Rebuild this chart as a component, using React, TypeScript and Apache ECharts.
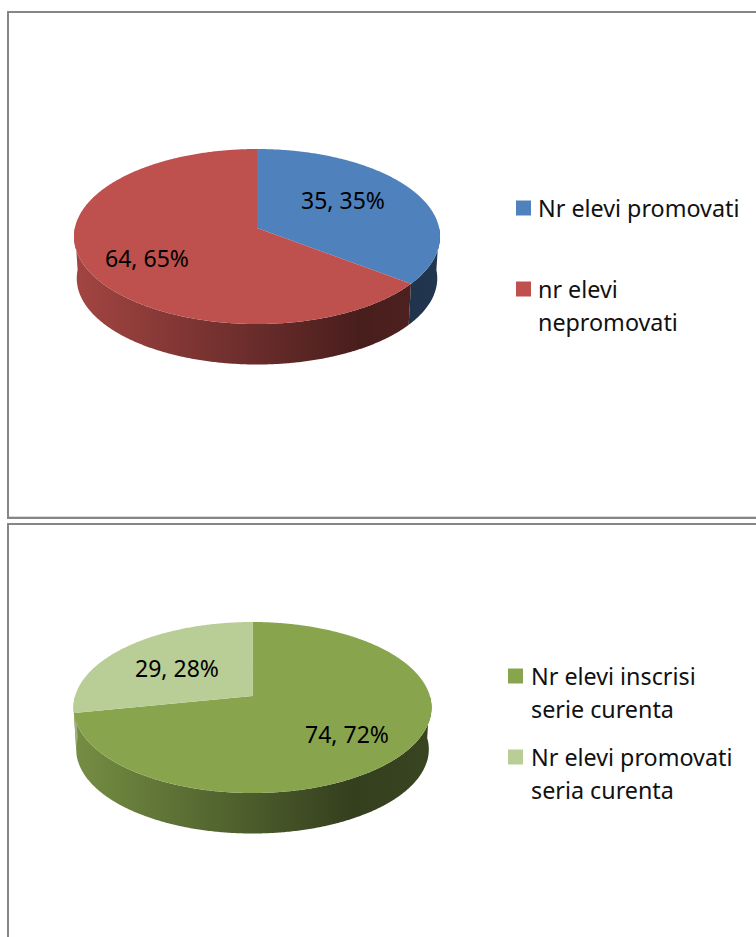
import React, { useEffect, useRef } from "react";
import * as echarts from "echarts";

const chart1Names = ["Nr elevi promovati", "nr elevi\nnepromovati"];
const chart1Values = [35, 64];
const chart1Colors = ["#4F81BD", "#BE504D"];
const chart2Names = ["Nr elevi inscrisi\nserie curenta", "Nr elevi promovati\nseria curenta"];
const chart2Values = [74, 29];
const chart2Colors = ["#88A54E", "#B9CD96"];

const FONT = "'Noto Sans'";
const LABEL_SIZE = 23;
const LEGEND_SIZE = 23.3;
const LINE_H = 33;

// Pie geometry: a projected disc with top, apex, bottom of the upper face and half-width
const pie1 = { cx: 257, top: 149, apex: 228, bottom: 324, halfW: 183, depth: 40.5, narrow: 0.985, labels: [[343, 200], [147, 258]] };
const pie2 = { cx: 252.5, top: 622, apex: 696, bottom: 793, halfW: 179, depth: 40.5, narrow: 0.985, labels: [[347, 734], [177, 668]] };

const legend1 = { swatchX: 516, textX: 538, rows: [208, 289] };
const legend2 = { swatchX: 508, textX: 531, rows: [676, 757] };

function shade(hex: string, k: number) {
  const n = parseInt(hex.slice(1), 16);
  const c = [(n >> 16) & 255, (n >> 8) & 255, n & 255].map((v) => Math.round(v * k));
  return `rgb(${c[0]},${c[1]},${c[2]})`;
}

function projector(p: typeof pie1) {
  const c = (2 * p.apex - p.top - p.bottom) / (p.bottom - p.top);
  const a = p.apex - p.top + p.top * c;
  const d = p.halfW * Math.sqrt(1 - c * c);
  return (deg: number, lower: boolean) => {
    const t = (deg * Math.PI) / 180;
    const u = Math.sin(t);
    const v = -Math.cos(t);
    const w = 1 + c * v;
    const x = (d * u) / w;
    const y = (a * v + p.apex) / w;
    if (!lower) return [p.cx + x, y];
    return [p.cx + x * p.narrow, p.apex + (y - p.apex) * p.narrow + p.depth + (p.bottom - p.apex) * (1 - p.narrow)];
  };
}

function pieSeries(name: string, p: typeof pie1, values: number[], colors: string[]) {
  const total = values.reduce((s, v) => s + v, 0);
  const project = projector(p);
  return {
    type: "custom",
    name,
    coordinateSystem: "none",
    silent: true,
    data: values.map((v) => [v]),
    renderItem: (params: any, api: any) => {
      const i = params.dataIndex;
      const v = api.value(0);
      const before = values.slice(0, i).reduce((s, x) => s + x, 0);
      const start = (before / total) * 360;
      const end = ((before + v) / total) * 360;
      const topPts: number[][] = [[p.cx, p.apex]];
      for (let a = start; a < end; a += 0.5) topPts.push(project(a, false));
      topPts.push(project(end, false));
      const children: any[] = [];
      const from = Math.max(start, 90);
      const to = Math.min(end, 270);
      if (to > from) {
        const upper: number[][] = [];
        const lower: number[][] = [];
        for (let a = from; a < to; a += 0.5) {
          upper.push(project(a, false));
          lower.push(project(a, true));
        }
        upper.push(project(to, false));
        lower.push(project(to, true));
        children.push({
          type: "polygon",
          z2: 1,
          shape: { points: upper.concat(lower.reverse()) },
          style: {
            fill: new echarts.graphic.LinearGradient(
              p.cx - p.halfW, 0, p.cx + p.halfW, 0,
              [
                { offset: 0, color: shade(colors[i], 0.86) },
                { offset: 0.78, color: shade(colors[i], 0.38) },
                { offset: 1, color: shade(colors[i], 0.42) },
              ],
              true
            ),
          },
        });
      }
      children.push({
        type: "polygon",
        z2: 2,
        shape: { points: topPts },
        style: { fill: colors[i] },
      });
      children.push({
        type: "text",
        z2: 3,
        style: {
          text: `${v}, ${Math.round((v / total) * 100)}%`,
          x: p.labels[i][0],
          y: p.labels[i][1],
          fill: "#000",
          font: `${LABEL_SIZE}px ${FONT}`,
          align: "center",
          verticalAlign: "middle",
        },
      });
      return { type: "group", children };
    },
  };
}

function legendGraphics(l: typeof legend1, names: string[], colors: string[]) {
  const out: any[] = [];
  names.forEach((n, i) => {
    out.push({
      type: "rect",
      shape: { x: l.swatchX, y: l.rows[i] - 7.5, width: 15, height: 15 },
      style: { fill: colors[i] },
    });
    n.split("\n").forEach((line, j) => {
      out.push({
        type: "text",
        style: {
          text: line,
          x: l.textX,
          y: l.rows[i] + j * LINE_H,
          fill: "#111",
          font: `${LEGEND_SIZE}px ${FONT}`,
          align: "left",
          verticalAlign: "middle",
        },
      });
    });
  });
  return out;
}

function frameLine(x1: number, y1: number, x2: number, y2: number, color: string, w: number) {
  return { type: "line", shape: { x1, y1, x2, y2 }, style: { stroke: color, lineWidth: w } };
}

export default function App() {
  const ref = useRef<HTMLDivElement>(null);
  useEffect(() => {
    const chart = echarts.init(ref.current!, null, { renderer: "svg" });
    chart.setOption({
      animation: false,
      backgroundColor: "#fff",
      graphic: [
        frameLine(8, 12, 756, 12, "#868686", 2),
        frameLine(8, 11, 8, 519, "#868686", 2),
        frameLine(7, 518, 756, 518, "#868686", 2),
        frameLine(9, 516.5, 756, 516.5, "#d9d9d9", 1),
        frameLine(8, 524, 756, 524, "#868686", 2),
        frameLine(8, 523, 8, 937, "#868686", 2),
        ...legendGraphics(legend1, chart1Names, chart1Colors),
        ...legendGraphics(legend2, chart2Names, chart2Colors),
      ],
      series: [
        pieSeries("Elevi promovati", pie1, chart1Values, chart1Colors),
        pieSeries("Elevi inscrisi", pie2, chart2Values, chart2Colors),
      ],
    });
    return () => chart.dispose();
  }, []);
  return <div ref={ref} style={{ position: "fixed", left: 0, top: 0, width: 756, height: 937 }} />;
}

> _Task details_:
Go from the first line of the listing to the line holding "const LINE_H = 33;" and, please, transcribe those lines exactly, both included, with no pictures.

> _Response below_:
Rebuild this chart as a component, using React, TypeScript and Apache ECharts.
import React, { useEffect, useRef } from "react";
import * as echarts from "echarts";

const chart1Names = ["Nr elevi promovati", "nr elevi\nnepromovati"];
const chart1Values = [35, 64];
const chart1Colors = ["#4F81BD", "#BE504D"];
const chart2Names = ["Nr elevi inscrisi\nserie curenta", "Nr elevi promovati\nseria curenta"];
const chart2Values = [74, 29];
const chart2Colors = ["#88A54E", "#B9CD96"];

const FONT = "'Noto Sans'";
const LABEL_SIZE = 23;
const LEGEND_SIZE = 23.3;
const LINE_H = 33;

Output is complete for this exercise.